>> begin
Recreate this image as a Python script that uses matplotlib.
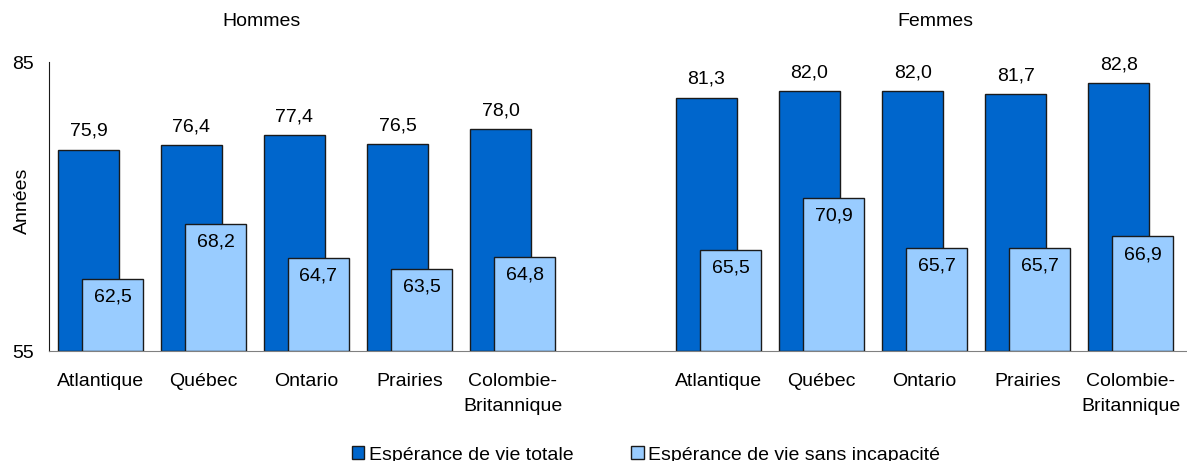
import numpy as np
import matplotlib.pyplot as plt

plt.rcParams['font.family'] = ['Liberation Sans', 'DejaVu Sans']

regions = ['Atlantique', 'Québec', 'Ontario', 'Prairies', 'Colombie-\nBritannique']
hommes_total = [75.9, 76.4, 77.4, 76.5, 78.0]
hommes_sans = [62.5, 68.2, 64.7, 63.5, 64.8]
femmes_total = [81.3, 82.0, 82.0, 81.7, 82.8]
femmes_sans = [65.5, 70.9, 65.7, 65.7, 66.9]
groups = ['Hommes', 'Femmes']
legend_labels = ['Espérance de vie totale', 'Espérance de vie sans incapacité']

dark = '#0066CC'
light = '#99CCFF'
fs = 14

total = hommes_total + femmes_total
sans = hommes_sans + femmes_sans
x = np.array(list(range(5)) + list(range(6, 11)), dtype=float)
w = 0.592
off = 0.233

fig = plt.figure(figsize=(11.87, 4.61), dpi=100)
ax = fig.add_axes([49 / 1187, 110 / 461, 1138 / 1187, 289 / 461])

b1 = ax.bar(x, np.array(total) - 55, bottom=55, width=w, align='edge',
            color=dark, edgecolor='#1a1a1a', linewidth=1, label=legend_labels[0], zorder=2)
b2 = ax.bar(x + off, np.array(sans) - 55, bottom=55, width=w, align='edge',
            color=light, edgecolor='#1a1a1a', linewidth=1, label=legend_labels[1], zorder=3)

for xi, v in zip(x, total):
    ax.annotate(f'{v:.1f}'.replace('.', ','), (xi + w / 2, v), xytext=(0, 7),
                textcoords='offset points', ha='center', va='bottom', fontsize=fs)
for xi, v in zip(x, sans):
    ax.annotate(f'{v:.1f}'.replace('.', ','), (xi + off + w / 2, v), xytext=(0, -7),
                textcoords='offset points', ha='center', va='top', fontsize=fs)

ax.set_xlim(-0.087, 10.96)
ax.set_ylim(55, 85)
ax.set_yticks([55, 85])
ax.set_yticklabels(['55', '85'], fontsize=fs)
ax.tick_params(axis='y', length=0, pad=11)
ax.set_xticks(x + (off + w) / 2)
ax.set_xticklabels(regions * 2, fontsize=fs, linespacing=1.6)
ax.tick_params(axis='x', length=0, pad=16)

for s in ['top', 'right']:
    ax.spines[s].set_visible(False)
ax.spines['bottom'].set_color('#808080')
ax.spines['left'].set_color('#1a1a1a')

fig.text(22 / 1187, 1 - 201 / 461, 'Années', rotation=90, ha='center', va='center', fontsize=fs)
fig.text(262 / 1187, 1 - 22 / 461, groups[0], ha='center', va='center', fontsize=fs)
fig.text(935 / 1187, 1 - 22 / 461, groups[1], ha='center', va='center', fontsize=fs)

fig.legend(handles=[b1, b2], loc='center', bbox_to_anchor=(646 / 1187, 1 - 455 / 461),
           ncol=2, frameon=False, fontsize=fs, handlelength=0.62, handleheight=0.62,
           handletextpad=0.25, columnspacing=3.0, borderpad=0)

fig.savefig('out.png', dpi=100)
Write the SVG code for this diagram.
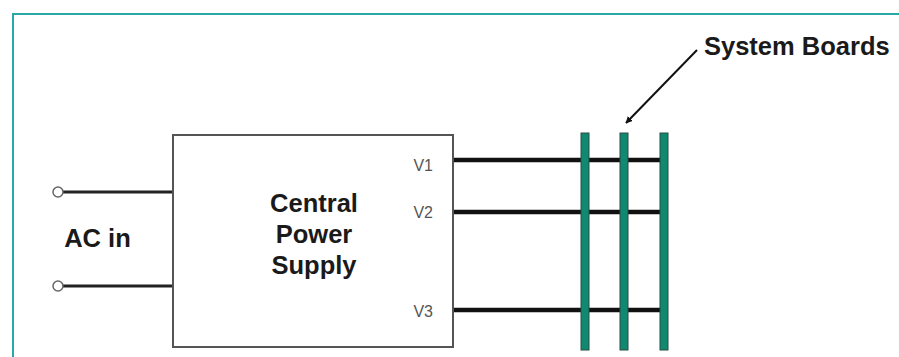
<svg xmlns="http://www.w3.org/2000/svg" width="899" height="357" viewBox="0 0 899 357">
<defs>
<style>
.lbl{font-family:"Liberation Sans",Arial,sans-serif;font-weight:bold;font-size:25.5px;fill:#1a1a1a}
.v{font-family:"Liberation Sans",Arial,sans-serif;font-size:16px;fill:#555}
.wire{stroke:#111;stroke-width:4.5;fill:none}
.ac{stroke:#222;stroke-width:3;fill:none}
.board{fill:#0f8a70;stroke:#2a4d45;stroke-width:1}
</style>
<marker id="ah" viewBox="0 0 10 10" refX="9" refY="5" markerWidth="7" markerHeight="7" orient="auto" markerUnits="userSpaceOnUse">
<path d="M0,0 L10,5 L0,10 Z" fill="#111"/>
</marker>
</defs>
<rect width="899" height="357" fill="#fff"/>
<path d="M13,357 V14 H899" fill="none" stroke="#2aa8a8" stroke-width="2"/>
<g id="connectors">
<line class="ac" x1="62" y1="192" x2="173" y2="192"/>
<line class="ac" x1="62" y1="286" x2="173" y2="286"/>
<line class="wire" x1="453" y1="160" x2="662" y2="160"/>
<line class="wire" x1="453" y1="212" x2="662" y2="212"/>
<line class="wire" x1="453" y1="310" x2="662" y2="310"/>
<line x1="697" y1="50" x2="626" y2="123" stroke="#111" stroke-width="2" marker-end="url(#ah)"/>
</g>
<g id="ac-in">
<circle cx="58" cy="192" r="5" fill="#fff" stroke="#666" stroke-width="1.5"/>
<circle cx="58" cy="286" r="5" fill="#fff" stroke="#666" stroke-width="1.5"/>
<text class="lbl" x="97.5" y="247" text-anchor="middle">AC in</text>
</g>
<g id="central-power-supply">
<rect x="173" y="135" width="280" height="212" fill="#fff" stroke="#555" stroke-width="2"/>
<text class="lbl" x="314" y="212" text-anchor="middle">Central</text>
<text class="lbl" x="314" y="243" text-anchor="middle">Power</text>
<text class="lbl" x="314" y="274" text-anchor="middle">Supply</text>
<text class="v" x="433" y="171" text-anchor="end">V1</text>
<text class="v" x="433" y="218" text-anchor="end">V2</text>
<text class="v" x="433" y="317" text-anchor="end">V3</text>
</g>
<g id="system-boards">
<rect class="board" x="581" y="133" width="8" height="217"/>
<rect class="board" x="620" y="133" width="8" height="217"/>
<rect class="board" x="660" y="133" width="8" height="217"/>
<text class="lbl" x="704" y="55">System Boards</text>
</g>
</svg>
>> end
• **What this task involves**:
Copy out the data above exactly, except the pictures.

• **Written solution**:
Recreate this image as a Python script that uses matplotlib.
import numpy as np
import matplotlib.pyplot as plt

plt.rcParams['font.family'] = ['Liberation Sans', 'DejaVu Sans']

regions = ['Atlantique', 'Québec', 'Ontario', 'Prairies', 'Colombie-\nBritannique']
hommes_total = [75.9, 76.4, 77.4, 76.5, 78.0]
hommes_sans = [62.5, 68.2, 64.7, 63.5, 64.8]
femmes_total = [81.3, 82.0, 82.0, 81.7, 82.8]
femmes_sans = [65.5, 70.9, 65.7, 65.7, 66.9]
groups = ['Hommes', 'Femmes']
legend_labels = ['Espérance de vie totale', 'Espérance de vie sans incapacité']

dark = '#0066CC'
light = '#99CCFF'
fs = 14

total = hommes_total + femmes_total
sans = hommes_sans + femmes_sans
x = np.array(list(range(5)) + list(range(6, 11)), dtype=float)
w = 0.592
off = 0.233

fig = plt.figure(figsize=(11.87, 4.61), dpi=100)
ax = fig.add_axes([49 / 1187, 110 / 461, 1138 / 1187, 289 / 461])

b1 = ax.bar(x, np.array(total) - 55, bottom=55, width=w, align='edge',
            color=dark, edgecolor='#1a1a1a', linewidth=1, label=legend_labels[0], zorder=2)
b2 = ax.bar(x + off, np.array(sans) - 55, bottom=55, width=w, align='edge',
            color=light, edgecolor='#1a1a1a', linewidth=1, label=legend_labels[1], zorder=3)

for xi, v in zip(x, total):
    ax.annotate(f'{v:.1f}'.replace('.', ','), (xi + w / 2, v), xytext=(0, 7),
                textcoords='offset points', ha='center', va='bottom', fontsize=fs)
for xi, v in zip(x, sans):
    ax.annotate(f'{v:.1f}'.replace('.', ','), (xi + off + w / 2, v), xytext=(0, -7),
                textcoords='offset points', ha='center', va='top', fontsize=fs)

ax.set_xlim(-0.087, 10.96)
ax.set_ylim(55, 85)
ax.set_yticks([55, 85])
ax.set_yticklabels(['55', '85'], fontsize=fs)
ax.tick_params(axis='y', length=0, pad=11)
ax.set_xticks(x + (off + w) / 2)
ax.set_xticklabels(regions * 2, fontsize=fs, linespacing=1.6)
ax.tick_params(axis='x', length=0, pad=16)

for s in ['top', 'right']:
    ax.spines[s].set_visible(False)
ax.spines['bottom'].set_color('#808080')
ax.spines['left'].set_color('#1a1a1a')

fig.text(22 / 1187, 1 - 201 / 461, 'Années', rotation=90, ha='center', va='center', fontsize=fs)
fig.text(262 / 1187, 1 - 22 / 461, groups[0], ha='center', va='center', fontsize=fs)
fig.text(935 / 1187, 1 - 22 / 461, groups[1], ha='center', va='center', fontsize=fs)

fig.legend(handles=[b1, b2], loc='center', bbox_to_anchor=(646 / 1187, 1 - 455 / 461),
           ncol=2, frameon=False, fontsize=fs, handlelength=0.62, handleheight=0.62,
           handletextpad=0.25, columnspacing=3.0, borderpad=0)

fig.savefig('out.png', dpi=100)
Write the SVG code for this diagram.
<svg xmlns="http://www.w3.org/2000/svg" width="899" height="357" viewBox="0 0 899 357">
<defs>
<style>
.lbl{font-family:"Liberation Sans",Arial,sans-serif;font-weight:bold;font-size:25.5px;fill:#1a1a1a}
.v{font-family:"Liberation Sans",Arial,sans-serif;font-size:16px;fill:#555}
.wire{stroke:#111;stroke-width:4.5;fill:none}
.ac{stroke:#222;stroke-width:3;fill:none}
.board{fill:#0f8a70;stroke:#2a4d45;stroke-width:1}
</style>
<marker id="ah" viewBox="0 0 10 10" refX="9" refY="5" markerWidth="7" markerHeight="7" orient="auto" markerUnits="userSpaceOnUse">
<path d="M0,0 L10,5 L0,10 Z" fill="#111"/>
</marker>
</defs>
<rect width="899" height="357" fill="#fff"/>
<path d="M13,357 V14 H899" fill="none" stroke="#2aa8a8" stroke-width="2"/>
<g id="connectors">
<line class="ac" x1="62" y1="192" x2="173" y2="192"/>
<line class="ac" x1="62" y1="286" x2="173" y2="286"/>
<line class="wire" x1="453" y1="160" x2="662" y2="160"/>
<line class="wire" x1="453" y1="212" x2="662" y2="212"/>
<line class="wire" x1="453" y1="310" x2="662" y2="310"/>
<line x1="697" y1="50" x2="626" y2="123" stroke="#111" stroke-width="2" marker-end="url(#ah)"/>
</g>
<g id="ac-in">
<circle cx="58" cy="192" r="5" fill="#fff" stroke="#666" stroke-width="1.5"/>
<circle cx="58" cy="286" r="5" fill="#fff" stroke="#666" stroke-width="1.5"/>
<text class="lbl" x="97.5" y="247" text-anchor="middle">AC in</text>
</g>
<g id="central-power-supply">
<rect x="173" y="135" width="280" height="212" fill="#fff" stroke="#555" stroke-width="2"/>
<text class="lbl" x="314" y="212" text-anchor="middle">Central</text>
<text class="lbl" x="314" y="243" text-anchor="middle">Power</text>
<text class="lbl" x="314" y="274" text-anchor="middle">Supply</text>
<text class="v" x="433" y="171" text-anchor="end">V1</text>
<text class="v" x="433" y="218" text-anchor="end">V2</text>
<text class="v" x="433" y="317" text-anchor="end">V3</text>
</g>
<g id="system-boards">
<rect class="board" x="581" y="133" width="8" height="217"/>
<rect class="board" x="620" y="133" width="8" height="217"/>
<rect class="board" x="660" y="133" width="8" height="217"/>
<text class="lbl" x="704" y="55">System Boards</text>
</g>
</svg>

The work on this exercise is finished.